И вянут космы хризантем
удушливом дыму…
Вянут, вянут. Да и как им не вянуть, этим «космам» эмигрантской словесности, если все удушливее окружающий их дым. Нет удушливей атмосферы, чем атмосфера благосклонного безразличия, почтенной умеренности. В такой атмосфере и сам, кто бы ты ни был, становишься благосклонно-почтенным, становишься понемногу, незаметно для себя, и чем более незаметно, тем более безнадежно. Бунин и Лоло, Адамович и Кульман, Ал. Бенуа и Ренников… — казалось бы антиподы! — но незаметно, понемногу стираются грани, расплываются контуры, в удушливом дыму все более «вянут космы» — и вот уже культурнейший Алданов печатно одобряет Лоло, вот уже Ал. Бенуа пишет о Шагале такое, что с полным удовольствием и одобрением подписал бы и Ренников. Сама собой установилась и забирает все большие права строжайшая самоцензура, направленная неумолимо на все, что выбивается из-под формулы «писатель пописывает, читатель почитывает», тщательно обрезающая все космы, хоть и вяло пытающиеся из-под нее выбиться. Кто же установил эту цензуру? В том-то и ужас, что «никто» сама собой установилась. «Не взяли тебя штыки прусские, пули турецкие — сгибнул от беглого каторжника». Никакие Бенкендорфы и никакие Победоносцевы не могли, как ни старались, низвести русскую литературу до желанного уровня «семейного чтения» — а сколько было приложено старанья и какие испытанные применялись средства. Душили, но, полузадушенная, она твердила все то же преступное: «Хочу перевернуть мир». Теперь, в условиях почти абстрактной свободы, сознательно, добровольно, «полным голосом» она говорит: «Хочу быть приложением к «Ниве».
Ничего не случается «так» — все имеет причину. Другое дело — до этой причины доискаться. В поразительном оскудении, к которому пришла русская эмигрантская литература, переставшая, совершенно очевидно (незаметно для себя, мягко, «на тормозах»), быть сколько-нибудь «на уровне» России, в ее мировом значении, одной из причин, может быть, основной, была та, что она старалась и старается быть похожей на «дорогого покойника» — эмигрантского читателя.

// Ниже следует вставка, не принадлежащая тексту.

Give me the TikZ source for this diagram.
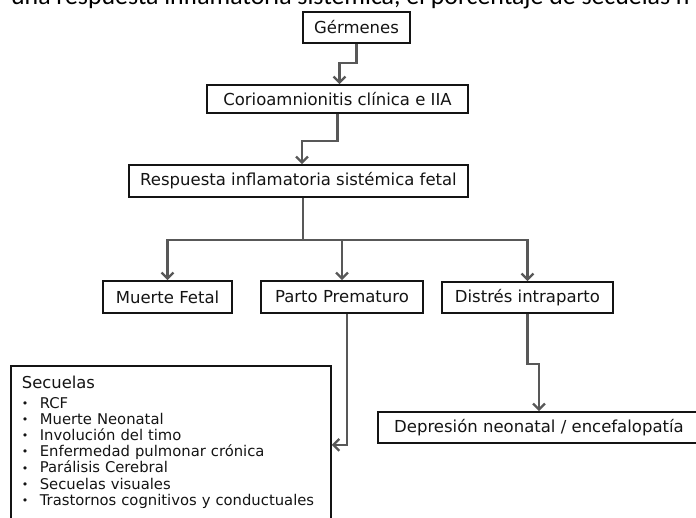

«Все потерял писатель, нарушивший неумолимый закон — будь похож на читателей или не будь совсем. Я готов не быть сейчас, с надеждой быть потом», — пишет Мережковский в предисловии к «Атлантиде» — «бесполезном предисловии», как он его озаглавил. Эти «бесполезные слова» проводят через всю эмигрантскую литературу, большую и малую, старую и молодую, правую и левую, «охраняющую заветы» или «искажающую» их, через Алданова и Брешку, Цветаеву и генерала Краснова, резкую черту, разделяющую ее совсем по-новому.
Почти всегда переоценка ценностей, когда время ей наступает, приходит не с того конца, с которого ее, казалось, можно было ждать. Тринадцать лет существует эмигрантская литература. Тринадцать лет писались книги, выходили журналы, вырастали и убывали репутации, слагалась кирпичик за кирпичиком все более внушительная пирамида, и о каждом кирпичике в отдельности и о пирамиде в целом — казалось, все было известно. Известно, кто хорош, кто плох, кто так себе, кто «в расцвете прекрасного дарования» и кто исписался, у кого надо учиться и кого следует опасаться. Над всем этим витало гордое, осеняющее своей славой и великих и малых сознание необыкновенной важности «общего дела» охраны языка, традиций, «русской культуры за рубежом», как пишут репортеры. И вот — посмотрим правде в глаза — где она, эта русская культура? В чем она? В незыблемости буквы Ti? В том, что любую книгу, изданную в эмиграции, «можно дать в руки» подростку, а если нельзя дать, то само собой следует, что эта книга позорна. Что, с другой стороны, все подымающееся над уровнем «художественного чтения» в область духовных, религиозных, общественных исканий («исканий», а не установившихся, так сказать, «утвержденных и рекомендованных» норм) — исконную область настоящей русской культуры — осуждается как вредная и ненужная «декадентщина». Представим для примера появление в этом нашем «удушливом дыму» хотя бы Чаадаева с его «особым мнением» о России. Николая I нет, нет и Бенкендорфа, но они бы могли быть спокойны. Можно ли сомневаться, что «вся русская культура за рубежом», как один человек, не объявила бы Чаадаева заново сумасшедшим? Нельзя сомневаться. И, объявив, была бы по-своему права, по своей логике и логике своего читателя, на которого она изо всех сил старается походить. Но скажем откровенно — где тут Россия, хотя бы Россия Николая I, в которой мог все-таки появиться Чаадаев?